L’épreuve de la Passion n’en sera que plus terrible : l’écoute des accusations – des miraculés ingrats qui se plaignent que les miracles dont ils ont bénéficié n’ont pas changé leur vie dans le sens attendu –, la peur du condamné à mort dans l’attente de son exécution, la couronne d’épines, la flagellation, le poids du bois sur les épaules, les chutes, les clous qui pénètrent la chair, la soif, la mort. « L’assoiffé est dans une telle présence que c’en est gênant. Nul besoin de gloser là-dessus. Mourir, c’est faire acte de présence par excellence. »Le temps de la Passion est aussi celui de l’introspection. Le regret lui vient d’avoir une fois dans sa vie « laissé (s) on désir se transformer en colère », en maudissant un figuier qui ne portait pas de figues dont il aurait aimé se rassasier. « J’ai prétexté une parabole, pas la plus convaincante. Comment ai-je pu commettre une injustice pareille ? Ce n’était pas la saison des figues. En vérité, ce jour-là, j’ai été commun. » Il se souvient aussi avec émotion des êtres chers (sa mère, Joseph, la si belle Marie de Magdala) – « avant l’Incarnation, j’ai peu de souvenirs ». Il pense à ses disciples avec une bienveillante lucidité sur les limites et les qualités de chacun. Pierre : « Je sais pourtant qu’il me reniera, mais il m’inspire une telle confiance. » Jean : « Je sais que l’écoute de Jean est amour et me bouleverse. » Judas : « Il aurait découragé n’importe qui, il m’a découragé plus d’une fois. L’aimer relevait de la gageure et je ne l’en aimais que plus. »

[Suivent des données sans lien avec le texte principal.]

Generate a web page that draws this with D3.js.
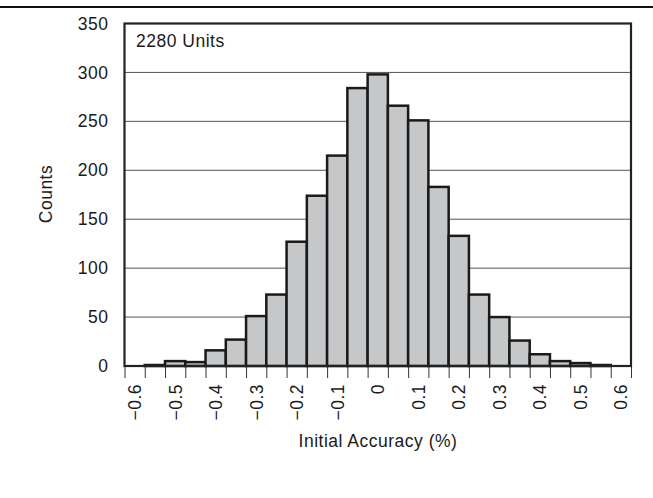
<!DOCTYPE html>
<html>
<head>
<meta charset="utf-8">
<script src="https://cdn.jsdelivr.net/npm/d3@7"></script>
<style>
  html, body { margin: 0; padding: 0; background: #fff; }
  svg { display: block; }
  text { font-family: "Liberation Sans", Arial, sans-serif; fill: #1a1a1a; letter-spacing: 0.5px; }
</style>
</head>
<body>
<svg id="chart" width="653" height="498"></svg>
<script>
const binCenters = [-0.6, -0.55, -0.5, -0.45, -0.4, -0.35, -0.3, -0.25, -0.2, -0.15, -0.1, -0.05, 0,
                    0.05, 0.1, 0.15, 0.2, 0.25, 0.3, 0.35, 0.4, 0.45, 0.5, 0.55, 0.6];
const counts = [0, 1, 5, 4, 16, 27, 51, 73, 127, 174, 215, 284, 298,
                266, 251, 183, 133, 73, 50, 26, 12, 5, 3, 1, 0];
const xLabelValues = [-0.6, -0.5, -0.4, -0.3, -0.2, -0.1, 0, 0.1, 0.2, 0.3, 0.4, 0.5, 0.6];
const xLabelTexts = ["\u22120.6", "\u22120.5", "\u22120.4", "\u22120.3", "\u22120.2", "\u22120.1", "0",
                     "0.1", "0.2", "0.3", "0.4", "0.5", "0.6"];
const yTicks = [0, 50, 100, 150, 200, 250, 300, 350];
const binWidth = 0.05;
const annotation = "2280 Units";
const xTitle = "Initial Accuracy (%)";
const yTitle = "Counts";

(function () {
const svg = d3.select("#chart");
const pL = 124.5, pR = 631, pT = 23.5, pB = 366;
const FS = 17.5;

const x = d3.scaleLinear().domain([-0.625, 0.625]).range([pL, pR]);
const y = d3.scaleLinear().domain([0, 350]).range([pB, pT]);

// top rule
svg.append("line").attr("x1", 0).attr("x2", 653).attr("y1", 7).attr("y2", 7)
  .attr("stroke", "#111").attr("stroke-width", 2);

// gridlines
svg.append("g").selectAll("line").data(yTicks.filter(d => d > 0 && d < 350)).join("line")
  .attr("x1", pL).attr("x2", pR)
  .attr("y1", d => y(d)).attr("y2", d => y(d))
  .attr("stroke", "#555").attr("stroke-width", 1);

// bars
svg.append("g").selectAll("rect").data(binCenters.map((c, i) => ({c, v: counts[i]}))).join("rect")
  .attr("x", d => x(d.c - binWidth / 2))
  .attr("width", d => x(d.c + binWidth / 2) - x(d.c - binWidth / 2))
  .attr("y", d => y(d.v))
  .attr("height", d => y(0) - y(d.v))
  .attr("fill", "#c6c7c9")
  .attr("stroke", "#1a1a1a")
  .attr("stroke-width", 2.5);

// x tick marks at bin edges
const edges = binCenters.map(c => c - binWidth / 2).concat([binCenters[binCenters.length - 1] + binWidth / 2]);
const xTickAxis = d3.axisBottom(x).tickValues(edges).tickSize(12).tickFormat("");
const gxt = svg.append("g").attr("transform", `translate(0,${pB})`).call(xTickAxis);
gxt.select(".domain").remove();
gxt.selectAll(".tick line").attr("stroke", "#333").attr("stroke-width", 1);

// x labels at bin centers
const xLabAxis = d3.axisBottom(x).tickValues(xLabelValues).tickSize(0)
  .tickFormat((d, i) => xLabelTexts[i]);
const gxl = svg.append("g").attr("transform", `translate(0,${pB})`).call(xLabAxis);
gxl.select(".domain").remove();
gxl.selectAll(".tick text")
  .attr("font-size", FS).attr("font-family", "Liberation Sans, Arial, sans-serif")
  .attr("fill", "#1a1a1a")
  .attr("transform", "rotate(-90)")
  .attr("text-anchor", "end")
  .attr("x", -18).attr("y", 0).attr("dy", "0.35em");

// y axis labels
const yAxis = d3.axisLeft(y).tickValues(yTicks).tickSize(0).tickPadding(16);
const gy = svg.append("g").attr("transform", `translate(${pL},0)`).call(yAxis);
gy.select(".domain").remove();
gy.selectAll(".tick text").attr("font-size", FS)
  .attr("font-family", "Liberation Sans, Arial, sans-serif").attr("fill", "#1a1a1a");

// frame
svg.append("rect").attr("x", pL).attr("y", pT)
  .attr("width", pR - pL).attr("height", pB - pT)
  .attr("fill", "none").attr("stroke", "#222").attr("stroke-width", 2.2);

// annotation
svg.append("text").attr("x", 136).attr("y", 47).attr("font-size", FS).text(annotation);

// titles
svg.append("text").attr("x", 378).attr("y", 447)
  .attr("text-anchor", "middle").attr("font-size", FS).text(xTitle);
svg.append("text").attr("transform", `translate(46,194) rotate(-90)`)
  .attr("text-anchor", "middle").attr("dy", "0.35em").attr("font-size", FS).text(yTitle);
})();
</script>
</body>
</html>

Une manière de parler de la foi
Mais ce Jésus si incarné n’est pas qu’un homme. Il est le fils de qui il tient sa condition charnelle. Et c’est vers celui qu’il appelle père que le crucifié adresse ses récriminations. Une plainte pathétique qui est aussi une preuve d’amour. « Cette crucifixion est une bévue. Le projet de mon père consistait à montrer jusqu’où on pouvait aller par amour. (…) Pourquoi fais-tu cela ? Je te critique. Ai-je dit que je ne t’aimais pas ? Je t’en veux, je suis fâché contre toi. L’amour autorise de tels sentiments. Que sais-tu de l’amour ? C’est bien là le problème. Tu ne connais pas l’amour. L’amour est une histoire, il faut un corps pour la raconter. » Et c’est ce corps souffrant qui parle, exprime ses doutes, réfléchit sur le sens du mot « croire », anticipe les douteuses interprétations de sa mort ignoble : « L’idée même d’une expiation répugne par son absurde sadisme. »
À travers les mots et les doutes qu’Amélie Nothomb imagine traverser la conscience de Jésus, c’est aussi une manière de parler de la foi qui est interrogée. Il faut un langage incarné pour parler de l’Incarnation. La romancière y excelle.